It's fine that you don't use the PHB2 retraining rules and don't allow sorcerers to swap out spells, but by default both ToB classes and "regular" classes can permanently forget old abilities for new ones. Thus, I do not believe your complaint leveled at ToB classes with regard to learning new maneuvers in place of old ones is valid.
Ok. I don't think that a barren naked appeal to authority like that is even remotely a logical point, but oh well. You can believe whatever you like; nonetheless, my rules - valid or invalid - and the reasoning behind them aren't going to change on account of that ... argument... such as it is. No one is asking you to play at my table.
But really, this a silly argument. The chapter of 'Book of Nine Swords' that introduces the mechanics we are talking about is called 'Blade Magic'. While not every 'Blade Magic' is explicitly supernatural, there is no attempt in the book to divorse and separate the merely superheroic from the supernatural. It's not even a big concern of the writers, and the chapter explicitly says, "The process of initiating a manuever is similar to casting a spell or preparing a psionic discipline" as well as comparing manuevers to spells in many other ways. I'm not the one forcing an interpretation on the text. Mine is the most natural interpretation not only of the fluff surrounding the manuevers, but in many cases of the actual mechanics themselves.
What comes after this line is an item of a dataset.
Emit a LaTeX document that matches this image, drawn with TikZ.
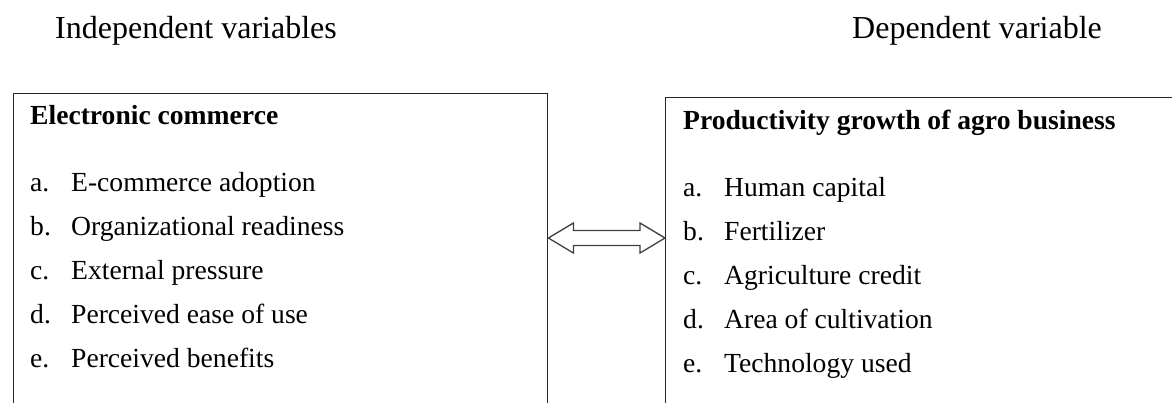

With some straining, heaving, and deliberate looking away or winking, you can pretend that for a few schools this is a system of mundane combat, but that is the forced interpretation of the text.
Afterall, even someone learning the Iron Heart school is still called an
adept.
Much as its 4e successor, ToB:Bo9S makes little attempt to even bother explaining the system as something existing in game world. Whenever some question about why the rules work as they do arises, the writer simply explains it openly in terms of game balance and interest. Simulationist concerns like, "How does real fencing work?" are pretty far from the minds of the writers. This is not an attempt at realism. This is an attempt to put fighters on the same level as spellcasters by making fighters effectively spellcasters, not in the sense of actually casting spells in game because again in game isn't a huge consideration of the writers but in the sense of having the same sorts of mechanical gamist resources and constraints, and is only one step short (and a pretty small one) from the 4e step of simply giving all classes a common mechanic.
And what's really silly about this is that at some level, I don't care about most of the things you are arguing about and many of the reasons why you seem to be arguing against me I actually agree with you on. Attacks like, "You just don't want fighters to get good stuff" are so incredibly misplaced. I'm honestly not sure that my fighter isn't as or more powerful than a Warblade. In some ways I find the manuevers too restrained. I assume that in my universe, magic is physics, so really nothing in game isn't magic and I have a feat designed for martial characters (since it scales with BAB) that for example lets a character channel power into any weapon he holds (or even his unarmed attack) and turn it magical weapon. I just don't like the manuever system's in game flavor, which is eastern, gamist, and unnecessarily blurs the divide between spellcasters and non-spellcasters. When I look to balance a feat, it typically isn't with availability per unit of time and with a few exceptions I tend to reject any feat that begins, "Once per day..." and pretty much all that say, "Once per encounter...". I also tend to see manuevers as something available to anyone, and the purpose of the feat is to make you better in them. For example, I loath feats that imply that there is something so obvious a 5 year old can do to another five year old, that you can't do with out the feat (like say, throw an enemy that you are grappled with). So, if the thing is mundane, I tend to assume that it must scale in kind and not depart from type - and if it does it probably isnt' mundane. Sometimes that rule is obvious (you create fire) sometimes its not so obvious (you deal constitution damage rather than hit point damage). That's why 'Ambush Feats' (being quite far from Bo9S) get rewritten - I don't like the realism of doing less abstract damage to do more concrete damage. Surely damage that does more concrete damage also must do more abstract damage if abstract damage has any in game meaning at all?
It isn't like I'm just picking on ToB:Bo9S for completely arbitrary reasons. The reasons I dislike it extend to a wide range of things, from retraining feats to well, I've just listed a bunch. So, yeah, I think I have coherent, thoughtful, valid reasons. You don't like them, then tough.